До середины прошлого века предполагалось, что общественным мнением и самосознанием отдельного человека руководит философия. Мышление философов воздействовало на образованную часть общества, на университетскую среду и учащуюся молодежь, а затем, в виде «популярной философии» [Выражение Швейцера.] или идеологии, передавалось широкой публике. Швейцер начинает свои лекции с тезиса о «вине философии» перед современным человечеством, и вина эта состоит в том, что ее больше нет. Центральной, важнейшей областью философии всегда была «онтология» – учение о смысле человеческой жизни, о назначении человека в мире и о целях его личного и общественного поведения. Я не пытаюсь здесь дать более точное определение, а ограничиваюсь лишь тем, чт'o Швейцер (не использующий термина «онтология») называет «элементарной философией». Очевидный факт состоит в том, что такая философия почти исчезла. С середины прошлого века были предприняты лишь три серьезных попытки ее возродить. Две из них (Ницше и Экзюпери) пытались побудить человечество прервать его «прогрессивное» развитие и вернуться к некоторой фазе предыдущего развития: у Ницше этим «идеализированным прошлым» была фантастически искаженная им эпоха Возрождения, у Экзюпери – феодальное средневековье. Единственным автором, видевшим подлинные причины происшедшего в нашем веке разрушения культуры и искавшим пути ее восстановления, был Альберт Швейцер, к философии которого мы еще вернемся. Что касается подавляющего большинства профессиональных философов нашего века, то их интересы ушли далеко от «философии человека». Самые способные из них, такие, как Рассел, Поппер, Рейхенбах, посвятили себя теории познания, анализируя познавательную способность человека в применении к природе и в особенности важнейшие физические достижения их времени – теорию относительности и квантовую механику. Другие принялись изучать «историю философии» и вряд ли особенно преуспели в этом, за неимением руководящих общих идей. В общем, в философии человека XX век почти ничего не дал; отсюда понятно общее недоверие и даже презрение к философии, заметное не только в широкой публике, но особенно в среде ученых.

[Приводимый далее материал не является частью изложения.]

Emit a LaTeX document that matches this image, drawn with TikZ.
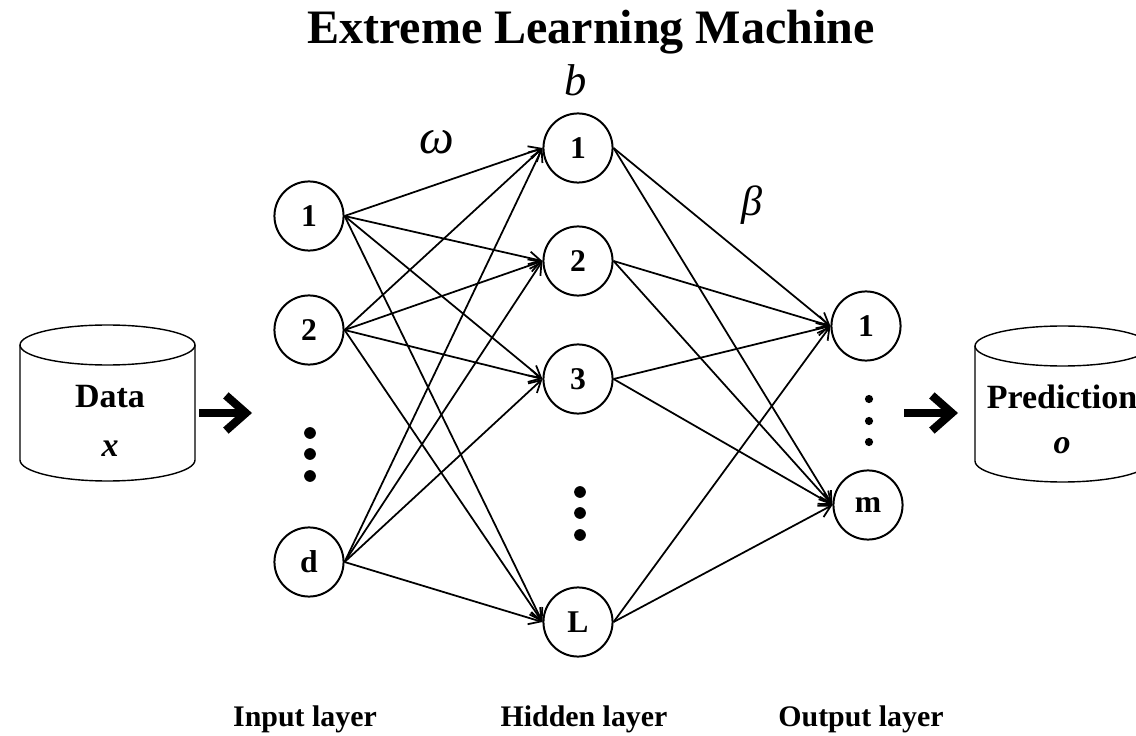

Отсутствие общих идей проявилось во всех гуманитарных науках: достаточно посмотреть, что произошло с историей. В нашем веке не было больше серьезных попыток исторического синтеза; вообще, всякая обобщающая, рефлективная деятельность рассматривалась как старомодное, произвольное философствование, и ценились только конкретные исследования
Общепризнано, что XX век не создал выдающейся художественной литературы. Это особенно заметно при сравнении его с XIX, создавшим высшие ценности во всех ее областях. Самые интересные писатели нашего века были, по существу, продолжателями традиции прошлого: они сформировались до 1914 года. Можно перечислить этих последних представителей великой европейской литературы: Томас Манн в Германии, Харди и Голсуорси в Англии, Мартен дю Гар во Франции, Булгаков и Замятин в России. То, что считается серьезной литературой XX века, становится чем-то вроде любительской психиатрии. Исчезает цельность литературного произведения. Сюжет объявляется чем-то ненужным и старомодным; изображение живого человека в реальных обстоятельствах заменяется отрывочным описанием отдельных сцен и заимствованным из кино «монтажом»; интеллектуальная этическая жизнь человека игнорируется, поскольку единственно важным мотивом поведения считается инстинкт. Человек становится в этой литературе свихнувшимся животным. Замечательно, что все эти авторы, изучавшие процессы распада, очень скучны. Чтение их становится мучительным занятием, и круг читателей «серьезной» литературы резко сужается. В западных университетах существуют кафедры литературы, где «специалисты» следят за меняющейся модой и нечто пишут о новых талантах; но обществу до этой литературы нет дела, и не случайно на литературный заработок нельзя прожить. Этот общеизвестный факт, при огромной массе возможных читателей, больше всего говорит об упадке серьезной литературы. Широкая публика читает детективы, порнографические сочинения и сентиментальные «дамские» романы. Я не буду говорить здесь об обязательных стандартах секса и насилия, делающих эту беллетристику чисто коммерческим продуктом.